It’s All Circumstantial

Insider trading cases are often circumstantial in nature. Fiorillo v Ontario Securities Commission, 2016 ONSC 6559 is no different. In a very lengthy decision, the findings of the Commission were upheld. The circumstantial evidence included a pattern of telephone calls between a person with access to material non-public information and those that bought the securities shortly after the calls. There were other factors that supported the inference, such as attempts to conceal the true person behind the trades. The Court upheld that findings can be based on circumstantial evidence where it is sufficiently compelling.

The Court commented on a number of other issues. For example, it said that there is a low threshold of fairness for beginning an investigation or in compelling a practitioner to undergo an interview both in terms of grounds to initiate the process and in terms of disclosure given in advance of the examination.

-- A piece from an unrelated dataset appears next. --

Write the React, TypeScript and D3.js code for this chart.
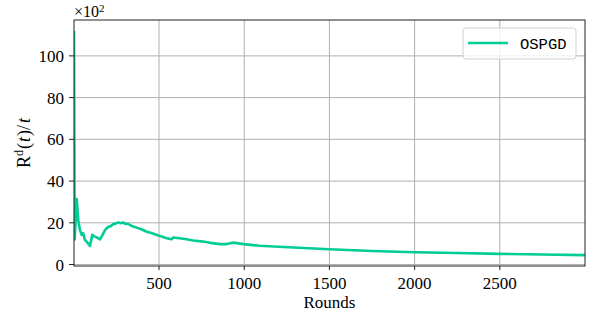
import * as d3 from "d3";

// regret per round, in units of 10^2
const rounds = [1, 5, 17, 26, 36, 46, 55, 65, 80, 95, 108, 120, 134, 154, 170, 183, 202, 215, 232, 245, 261, 275, 291, 300, 320, 340, 369, 400, 428, 460, 487, 520, 545, 574, 584, 620, 662, 700, 760, 800, 858, 897, 936, 995, 1092, 1200, 1350, 1500, 1750, 2000, 2250, 2500, 2750, 3000];
const ospgd = [112, 12, 31.4, 21.3, 16.5, 14.2, 15, 11.8, 10.5, 8.9, 14.2, 13.5, 13, 12.1, 14.5, 16.5, 18.1, 18.3, 19.4, 19.6, 20.2, 19.8, 20.2, 19.6, 19.4, 18.5, 17.7, 16.8, 15.7, 15, 14.2, 13.3, 12.6, 12.1, 13, 12.6, 12.1, 11.5, 11, 10.4, 9.8, 9.8, 10.5, 9.8, 9, 8.5, 7.9, 7.3, 6.5, 5.9, 5.5, 5.1, 4.8, 4.5];
const xTicks = [500, 1000, 1500, 2000, 2500];
const yTicks = [0, 20, 40, 60, 80, 100];
const seriesName = "OSPGD";

const W = 598, H = 312;
const left = 74, right = 585, top = 20, bottom = 266;
const serif = "'Liberation Serif', 'DejaVu Serif', serif";
const green = "#00cc96";

export default function App() {
  const x = d3.scaleLinear().domain([1, 3000]).range([left, right]);
  const y = d3.scaleLinear().domain([-0.7, 117.2]).range([bottom, top]);
  const pts = rounds.map((r, i) => [r, ospgd[i]] as [number, number]);
  const line = d3.line<[number, number]>().x((d) => x(d[0])).y((d) => y(d[1]));

  return (
    <svg width={W} height={H} style={{ position: "absolute", left: 0, top: 0, background: "#fff" }}>
      <defs>
        <clipPath id="plot">
          <rect x={left} y={top} width={right - left} height={bottom - top} />
        </clipPath>
      </defs>
      {/* grid */}
      {xTicks.map((t) => (
        <line key={"gx" + t} x1={x(t)} x2={x(t)} y1={top} y2={bottom} stroke="#b0b0b0" strokeWidth={1} />
      ))}
      {yTicks.map((t) => (
        <line key={"gy" + t} x1={left} x2={right} y1={y(t)} y2={y(t)} stroke="#b0b0b0" strokeWidth={1} />
      ))}
      <path d={line(pts) || ""} fill="none" stroke={green} strokeWidth={2.6} strokeLinejoin="round" clipPath="url(#plot)" />
      {/* spines */}
      <rect x={left} y={top} width={right - left} height={bottom - top} fill="none" stroke="#222" strokeWidth={1} />
      {/* ticks */}
      {xTicks.map((t) => (
        <g key={"tx" + t}>
          <line x1={x(t)} x2={x(t)} y1={bottom} y2={bottom + 4} stroke="#222" />
          <text x={x(t)} y={bottom + 23} textAnchor="middle" fontFamily={serif} fontSize={17}>{t}</text>
        </g>
      ))}
      {yTicks.map((t) => (
        <g key={"ty" + t}>
          <line x1={left - 5} x2={left} y1={y(t)} y2={y(t)} stroke="#222" />
          <text x={left - 10} y={y(t) + 6} textAnchor="end" fontFamily={serif} fontSize={17}>{t}</text>
        </g>
      ))}
      {/* offset label */}
      <text x={left} y={17} fontFamily={serif} fontSize={16}>
        ×10<tspan dy={-5} fontSize={11}>2</tspan>
      </text>
      {/* axis labels */}
      <text x={(left + right) / 2} y={308} textAnchor="middle" fontFamily={serif} fontSize={17}>Rounds</text>
      <text transform={`translate(30,${(top + bottom) / 2}) rotate(-90)`} textAnchor="middle" fontFamily={serif} fontSize={18}>
        R<tspan dy={-7} fontSize={12}>d</tspan><tspan dy={7} dx={1}>(</tspan><tspan fontStyle="italic" dx={1}>t</tspan><tspan dx={1}>)/</tspan><tspan fontStyle="italic" dx={2}>t</tspan>
      </text>
      {/* legend */}
      <g>
        <rect x={463} y={28} width={113} height={31} rx={3} fill="#fff" fillOpacity={0.8} stroke="#d0d0d0" />
        <line x1={468} x2={508} y1={43} y2={43} stroke={green} strokeWidth={2.6} />
        <text x={520} y={48.5} fontFamily="'Liberation Mono', 'DejaVu Sans Mono', monospace" fontSize={15.5}>{seriesName}</text>
      </g>
    </svg>
  );
}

The Court also said that hearsay evidence is admissible in regulatory proceedings (unless the statute says otherwise) and the reading in of the transcript of the mandatory interview of a witness was upheld even though that meant the other practitioners could not cross-examine the witness. In that case, both parties appeared to have equal access to the witness to summons them to the hearing for questioning, if wanted. Each side wanted the other to call the witness so that they could cross-examine her. However, it appeared that the witness was, in fact, adverse to the prosecution and not adverse to the practitioners in that she denied participating in the alleged wrongdoing. So the Court did not see any duty on the prosecution to call the witness in person.

The Court also upheld an order to pay about 11% of the total costs even though the costs included concerns that had not been established and even though the $300,000 ordered was more than the prosecution had requested. The Court indicated that significant deference should be given to costs orders.

Another recent securities commission case that discusses and applies the concepts of circumstantial evidence and making inferences is: Finkelstein v Ontario (Securities Commission), 2016 ONSC 7508.